As my ‘debt' was due to be repaid by 1st January (a Bank Holiday), I asked if I could expect any beefy men to arrive to take away my furniture. She said she would suspend my case for 21 days.

Reasonably, I asked for her name for my records. “Er…Holly,” she replied. On December 22nd, she gives me ‘Holly'? I smelt a rat, so asked for her surname. She then gave me one of the most common surnames in England. “And you expect me to believe that's your real name?” I asked. “It's the name I am known by here,” she said, portentously.

At that point, I operated a superb Jeremy Paxman routine and asked her the same question over and over again. “Is that your real name?” Eventually, she crumbled and admitted that it was a pseudonym.

A government employee using a pseudonym? We're all used to actors using stage names and know that people change embarrassing monikers by deed poll; we are grateful that the brave officers of MI5 and MI6 use false identities in the line of duty and know that police and military operations are given codenames.
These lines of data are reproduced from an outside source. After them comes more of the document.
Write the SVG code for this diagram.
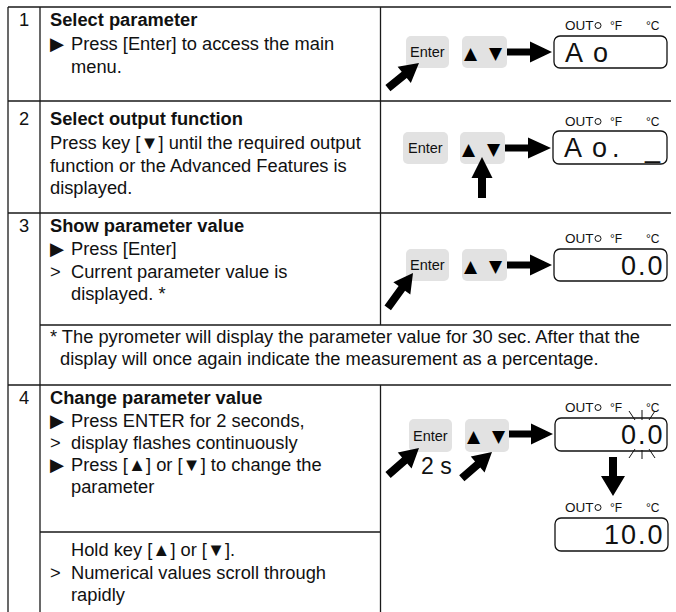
<svg xmlns="http://www.w3.org/2000/svg" width="676" height="612" viewBox="0 0 676 612">
<style>
.grid{stroke:#1a1a1a;stroke-width:1.3;fill:none}
.t{font-family:"Liberation Sans","DejaVu Sans",Arial,sans-serif;font-size:18.3px;fill:#111}
.b{font-weight:bold}
.key{fill:#e2e2e2}
.kt{font-family:"Liberation Sans",Arial,sans-serif;font-size:14.5px;fill:#111}
.tri{font-family:"DejaVu Sans",sans-serif;font-size:17px;fill:#000}
.disp{fill:#fff;stroke:#111;stroke-width:1.3}
.lab{font-family:"Liberation Sans",Arial,sans-serif;font-size:13.5px;fill:#111}
.deg{font-family:"Liberation Sans",Arial,sans-serif;font-size:12px;fill:#111}
.led{fill:none;stroke:#111;stroke-width:1}
.seg{font-family:"Liberation Sans",Arial,sans-serif;font-size:27px;fill:#111;letter-spacing:2px}
.arr{fill:#000}
.ray{stroke:#111;stroke-width:1}
</style>
<rect width="676" height="612" fill="#fff"/>
<g id="grid">
<path class="grid" d="M8,7H671M8,101H671M8,213H671M40,325H671M8,385H671M40,532H380M8,7V612M40,7V612M380.5,7V325M380.5,385V612"/>
</g>
<g id="step1">
<text class="t" x="19" y="26">1</text>
<text class="t b" x="50" y="26">Select parameter</text>
<text class="t" x="50" y="50">▶</text><text class="t" x="71" y="50">Press [Enter] to access the main</text>
<text class="t" x="71" y="72.5">menu.</text>
</g>
<g id="step2">
<text class="t" x="19" y="125">2</text>
<text class="t b" x="50" y="125">Select output function</text>
<text class="t" x="50" y="149">Press key [▼] until the required output</text>
<text class="t" x="50" y="171.5">function or the Advanced Features is</text>
<text class="t" x="50" y="194">displayed.</text>
</g>
<g id="step3">
<text class="t" x="19" y="232">3</text>
<text class="t b" x="50" y="232">Show parameter value</text>
<text class="t" x="50" y="255">▶</text><text class="t" x="71" y="255">Press [Enter]</text>
<text class="t" x="50" y="277.5">&gt;</text><text class="t" x="71" y="277.5">Current parameter value is</text>
<text class="t" x="71" y="300">displayed. *</text>
</g>
<g id="footnote">
<text class="t" x="50" y="343">* The pyrometer will display the parameter value for 30 sec. After that the</text>
<text class="t" x="60" y="365">display will once again indicate the measurement as a percentage.</text>
</g>
<g id="step4">
<text class="t" x="19" y="404">4</text>
<text class="t b" x="50" y="404">Change parameter value</text>
<text class="t" x="50" y="427">▶</text><text class="t" x="71" y="427">Press ENTER for 2 seconds,</text>
<text class="t" x="50" y="449">&gt;</text><text class="t" x="71" y="449">display flashes continuously</text>
<text class="t" x="50" y="471">▶</text><text class="t" x="71" y="471">Press [▲] or [▼] to change the</text>
<text class="t" x="71" y="493">parameter</text>
</g>
<g id="step4b">
<text class="t" x="71" y="556">Hold key [▲] or [▼].</text>
<text class="t" x="50" y="579">&gt;</text><text class="t" x="71" y="579">Numerical values scroll through</text>
<text class="t" x="71" y="601">rapidly</text>
</g>
<g id="fig1">
<rect class="key" x="406" y="36" width="43" height="32" rx="5"/>
<text class="kt" x="410" y="57">Enter</text>
<rect class="key" x="462" y="36" width="45" height="32" rx="5"/>
<text class="tri" y="59"><tspan x="464">▲</tspan><tspan x="489">▼</tspan></text>
<text class="lab" x="565" y="30">OUT</text><circle class="led" cx="598" cy="25.5" r="3"/>
<text class="deg" x="610" y="30">°F</text><text class="deg" x="646" y="30">°C</text>
<rect class="disp" x="554" y="36" width="113" height="32" rx="6"/>
<text class="seg" x="565" y="62">A<tspan x="593">o</tspan></text>
</g>
<g id="fig2">
<rect class="key" x="403" y="132" width="45" height="32" rx="5"/>
<text class="kt" x="408" y="153">Enter</text>
<rect class="key" x="460" y="132" width="45" height="32" rx="5"/>
<text class="tri" y="155"><tspan x="462">▲</tspan><tspan x="487">▼</tspan></text>
<text class="lab" x="565" y="126">OUT</text><circle class="led" cx="598" cy="121.5" r="3"/>
<text class="deg" x="610" y="126">°F</text><text class="deg" x="646" y="126">°C</text>
<rect class="disp" x="553" y="131" width="114" height="33" rx="6"/>
<text class="seg" x="564" y="157">A<tspan x="592">o</tspan><tspan x="612">.</tspan><tspan x="645">_</tspan></text>
</g>
<g id="fig3">
<rect class="key" x="406" y="249" width="43" height="32" rx="5"/>
<text class="kt" x="410" y="270">Enter</text>
<rect class="key" x="462" y="249" width="45" height="32" rx="5"/>
<text class="tri" y="272"><tspan x="464">▲</tspan><tspan x="489">▼</tspan></text>
<text class="lab" x="565" y="243">OUT</text><circle class="led" cx="598" cy="238.5" r="3"/>
<text class="deg" x="610" y="243">°F</text><text class="deg" x="646" y="243">°C</text>
<rect class="disp" x="554" y="249" width="113" height="32" rx="6"/>
<text class="seg" x="621" y="275">0.0</text>
</g>
<g id="fig4">
<rect class="key" x="409" y="419" width="43" height="33" rx="5"/>
<text class="kt" x="413" y="441">Enter</text>
<rect class="key" x="465" y="419" width="44" height="33" rx="5"/>
<text class="tri" y="442"><tspan x="467">▲</tspan><tspan x="492">▼</tspan></text>
<text class="t" x="421" y="474" style="font-size:23px">2 s</text>
<text class="lab" x="565" y="412">OUT</text><circle class="led" cx="598" cy="407.5" r="3"/>
<text class="deg" x="610" y="412">°F</text><text class="deg" x="646" y="412">°C</text>
<rect class="disp" x="555" y="418" width="112" height="33" rx="6"/>
<text class="seg" x="621" y="444">0.0</text>
<path class="ray" d="M629,411L635,420M642,410V420M655,411L649,420M635,449L629,458M642,450V459M649,449L655,458"/>
<text class="lab" x="565" y="512">OUT</text><circle class="led" cx="598" cy="507.5" r="3"/>
<text class="deg" x="610" y="512">°F</text><text class="deg" x="646" y="512">°C</text>
<rect class="disp" x="555" y="518" width="113" height="33" rx="6"/>
<text class="seg" x="604" y="544">10.0</text>
</g>
<g id="connectors">
<polygon class="arr" points="507,48.5 530,48.5 530,41.5 552,52 530,62.5 530,55.5 507,55.5"/>
<polygon class="arr" points="505,144.5 528,144.5 528,137.5 551,148 528,158.5 528,151.5 505,151.5"/>
<polygon class="arr" points="507,261.5 530,261.5 530,254.5 552,265 530,275.5 530,268.5 507,268.5"/>
<polygon class="arr" points="509,430.5 531,430.5 531,423.5 553,434 531,444.5 531,437.5 509,437.5"/>
<polygon class="arr" transform="translate(419,63) rotate(-39)" points="0,0 -19,-10.5 -19,-4 -40,-4 -40,4 -19,4 -19,10.5"/>
<polygon class="arr" transform="translate(413,273) rotate(-54)" points="0,0 -19,-10.5 -19,-4 -43,-4 -43,4 -19,4 -19,10.5"/>
<polygon class="arr" transform="translate(419,448) rotate(-41)" points="0,0 -19,-10.5 -19,-4 -41,-4 -41,4 -19,4 -19,10.5"/>
<polygon class="arr" transform="translate(492,452) rotate(-41)" points="0,0 -19,-10.5 -19,-4 -40,-4 -40,4 -19,4 -19,10.5"/>
<polygon class="arr" points="482,157 492.5,178 486,178 486,198 478,198 478,178 471.5,178"/>
<polygon class="arr" points="613,496 625,476 617,476 617,457 609,457 609,476 601,476"/>
</g>
</svg>
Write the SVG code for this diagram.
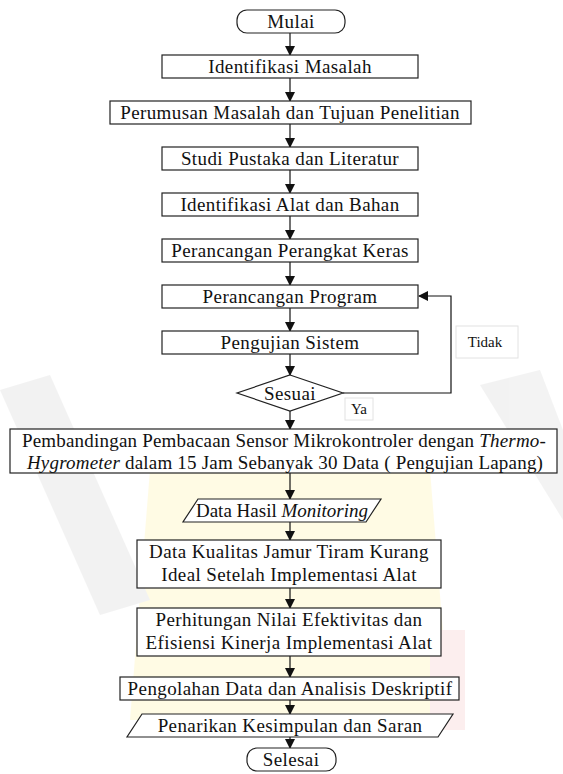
<svg xmlns="http://www.w3.org/2000/svg" width="563" height="774" viewBox="0 0 563 774">
<style>
.box{fill:#fff;stroke:#222;stroke-width:1.2}
.t{font-family:"Liberation Serif","DejaVu Serif",serif;font-size:19px;letter-spacing:0.4px;fill:#111;text-anchor:middle}
.w{letter-spacing:0.2px}
.n{letter-spacing:0px}
.s{font-family:"Liberation Serif","DejaVu Serif",serif;font-size:15px;fill:#111;text-anchor:middle}
.c{fill:none;stroke:#111;stroke-width:1.2}
.lbl{fill:#fff;stroke:#e2e2e2;stroke-width:1}
</style>
<defs>
<marker id="ah" markerWidth="10" markerHeight="10" refX="9" refY="5" orient="auto" markerUnits="userSpaceOnUse">
<path d="M0,0 L10,5 L0,10 Z" fill="#111"/>
</marker>
</defs>
<rect width="563" height="774" fill="#fff"/>
<g id="watermark" opacity="0.22">
<path d="M150,470 Q290,420 430,470 L450,720 L130,720 Z" fill="#fff08a"/>
<path d="M0,390 L50,375 L150,600 L100,615 Z" fill="#c8c8c8"/>
<path d="M480,385 L540,370 L563,430 L563,520 Z" fill="#c8c8c8"/>
<rect x="430" y="630" width="35" height="100" fill="#f3b5b5"/>
</g>
<g id="connectors">
<line class="c" x1="290" y1="33" x2="290" y2="55" marker-end="url(#ah)"/>
<line class="c" x1="290" y1="78" x2="290" y2="101" marker-end="url(#ah)"/>
<line class="c" x1="290" y1="124" x2="290" y2="147" marker-end="url(#ah)"/>
<line class="c" x1="290" y1="170" x2="290" y2="193" marker-end="url(#ah)"/>
<line class="c" x1="290" y1="216" x2="290" y2="239" marker-end="url(#ah)"/>
<line class="c" x1="290" y1="262" x2="290" y2="285" marker-end="url(#ah)"/>
<line class="c" x1="290" y1="308" x2="290" y2="331" marker-end="url(#ah)"/>
<line class="c" x1="290" y1="354" x2="290" y2="375" marker-end="url(#ah)"/>
<polyline class="c" points="343,393 451,393 451,296 419,296" marker-end="url(#ah)"/>
<line class="c" x1="290" y1="411" x2="290" y2="429" marker-end="url(#ah)"/>
<line class="c" x1="290" y1="473" x2="290" y2="499" marker-end="url(#ah)"/>
<line class="c" x1="290" y1="522" x2="290" y2="540" marker-end="url(#ah)"/>
<line class="c" x1="290" y1="588" x2="290" y2="608" marker-end="url(#ah)"/>
<line class="c" x1="290" y1="656" x2="290" y2="677" marker-end="url(#ah)"/>
<line class="c" x1="290" y1="700" x2="290" y2="714" marker-end="url(#ah)"/>
<line class="c" x1="290" y1="737" x2="290" y2="748" marker-end="url(#ah)"/>
<g id="label-tidak"><rect class="lbl" x="456" y="326" width="62" height="32"/><text class="s" x="485" y="347">Tidak</text></g>
<g id="label-ya"><rect class="lbl" x="345" y="398" width="28" height="22"/><text class="s" x="359" y="414">Ya</text></g>
</g>
<g id="mulai"><rect class="box" x="237" y="10" width="108" height="23" rx="10"/><text class="t" x="291" y="28">Mulai</text></g>
<g id="n1"><rect class="box" x="162" y="55" width="256" height="23"/><text class="t" x="290" y="73">Identifikasi Masalah</text></g>
<g id="n2"><rect class="box" x="110" y="101" width="361" height="23"/><text class="t" x="290" y="119">Perumusan Masalah dan Tujuan Penelitian</text></g>
<g id="n3"><rect class="box" x="162" y="147" width="256" height="23"/><text class="t" x="290" y="165">Studi Pustaka dan Literatur</text></g>
<g id="n4"><rect class="box" x="162" y="193" width="256" height="23"/><text class="t" x="290" y="211">Identifikasi Alat dan Bahan</text></g>
<g id="n5"><rect class="box" x="162" y="239" width="256" height="23"/><text class="t" x="290" y="257">Perancangan Perangkat Keras</text></g>
<g id="n6"><rect class="box" x="162" y="285" width="256" height="23"/><text class="t" x="290" y="303">Perancangan Program</text></g>
<g id="n7"><rect class="box" x="162" y="331" width="256" height="23"/><text class="t" x="290" y="349">Pengujian Sistem</text></g>
<g id="sesuai"><polygon class="box" points="290,375 343,393 290,411 237,393"/><text class="t" x="290" y="400">Sesuai</text></g>
<g id="n8"><rect class="box" x="10" y="429" width="547" height="44"/>
<text class="t w" x="284" y="447">Pembandingan Pembacaan Sensor Mikrokontroler dengan <tspan font-style="italic">Thermo-</tspan></text>
<text class="t w" x="285" y="469"><tspan font-style="italic">Hygrometer</tspan> dalam 15 Jam Sebanyak 30 Data ( Pengujian Lapang)</text></g>
<g id="n9"><polygon class="box" points="198,499 381,499 366,522 183,522"/><text class="t n" x="282" y="517">Data Hasil <tspan font-style="italic">Monitoring</tspan></text></g>
<g id="n10"><rect class="box" x="137" y="540" width="304" height="48"/>
<text class="t" x="289" y="558">Data Kualitas Jamur Tiram Kurang</text>
<text class="t" x="289" y="581">Ideal Setelah Implementasi Alat</text></g>
<g id="n11"><rect class="box" x="137" y="608" width="304" height="48"/>
<text class="t" x="289" y="626">Perhitungan Nilai Efektivitas dan</text>
<text class="t" x="289" y="649">Efisiensi Kinerja Implementasi Alat</text></g>
<g id="n12"><rect class="box" x="120" y="677" width="339" height="23"/><text class="t" x="290" y="695">Pengolahan Data dan Analisis Deskriptif</text></g>
<g id="n13"><polygon class="box" points="142,714 453,714 438,737 127,737"/><text class="t" x="290" y="732">Penarikan Kesimpulan dan Saran</text></g>
<g id="selesai"><rect class="box" x="247" y="748" width="89" height="23" rx="10"/><text class="t" x="291" y="766">Selesai</text></g>
</svg>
But someone discussing unemployment benefit?

I was appalled, thoroughly disgusted, then downright insulted. So it's alright for the government to know everything about me, but I have to put up with a pseudonym-wielding civil servant?

Obviously I have complained and been told that it is not DWP policy to give out false names (first names and section only, apparently), but it has been done.

They don't yet know by whom but ‘feel confident' that the person concerned will come forward and admit what they've done. They ‘feel sure' that this is an ‘isolated incident'.

I, however, have my doubts. How many people have been hoodwinked by such tricks? How many people have had telephone conversations that they cannot prove? How many times have identities been masked to cover up incompetence?

It all boils down to bottle. Who has the courage to stand by their work/statements/competence and take responsibility for what they do? This is yet another strand of a continuing argument, as far as I am concerned, namely that standards are falling and nobody can be bothered to do anything about it, except lie and hide.